Operation Polo of the Indian government against the Nizam forced the merger of the state of Hyderabad with India on September 17, 1948. But, the trouble was still brewing. The first SRC, headed by Fazal Ali, even though focusing on the linguistic criterion for creation of states, did not recommend the unification of Telangana with Andhra without riders. The SRC had made it clear that the merger of Telangana with Andhra should be only through a democratic process.
"It will be in the interests of Andhra as well as Telangana to constitute into a separate State, which may be known as the Hyderabad State with provision for its unification with Andhra after the general elections likely to be held in or about 1961 if by a two-thirds majority the legislature of the residency Hyderabad State expresses itself in favour of such unification."
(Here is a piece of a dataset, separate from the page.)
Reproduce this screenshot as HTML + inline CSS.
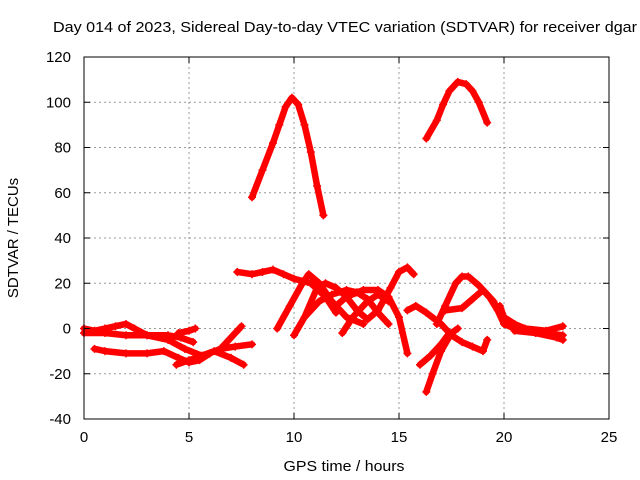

But, the Congress, which was almost non-existent in the Nizamia land, ignored the SRC opinion. Instead, it went ahead with the unification process and declared the formation of Andhra Pradesh on November 1, 1956. But, the Congress government allowed a gentleman's agreement giving certain privileges to the people of Telangana since they were seen as a deprived lot in the Nizam's rule vis-a-vis the population in the British-controlled Andhra.
Post the formation of AP, the people of Telangana were of the opinion that they were given a raw deal and continued to agitate for separation of Telangana from Andhra. The argument was based on several issues, which the separatists show as evidence for the domination of people from Andhra over the people of the region with 10 districts out of 23 in the state today. Two major rivers — Krishna and Godavari — flow from the Telangana region. But, the waters are taken directly to the Andhra part of the state and little flows to the fields of Telangana.
This triggered a major movement in 1969 for separation of Telangana and caused major trouble for the ruling Congress. Osmania University in Hyderabad had turned into a defacto headquarters for the separatist movement. The leaders of the then separate Telangana movement are still seen as traitors. M Channa Reddy, one of the leaders of the movement, subsequently joined the Congress and even became the chief minister of AP.
In 2001, K Chandrasekhara Rao, a senior leader of the Telugu Desam Party of N Chandrababu Naidu, once again kicked off the movement by forming the Telangana Rashtra Samiti (TRS). In 2004, the TRS allied with the Congress. Sonia Gandhi, Congress president, gave assurances to the people of Telangana that the party was in favour of a separate state. This assurance translated into support for both the TRS and the Congress in the region. But, after the elections, the Congress-led UPA government formed a committee, headed by Pranab Mukherjee, to arrive at a "political consensus" on the issue.
However, the then chief minister YS Rajasekhara Reddy allegedly blocked the proposal for the creation of Telangana due to a variety of political reasons. The Pranab committee was to submit its report in about six weeks, but it has not been done yet. The inordinate delay has once again created unrest among the people of Telangana, even though the sentiment was not reflected in the results of the 2009 elections.
On November 29, KCR gave a major twist to the row by starting his fast unto death demanding a separate Telangana.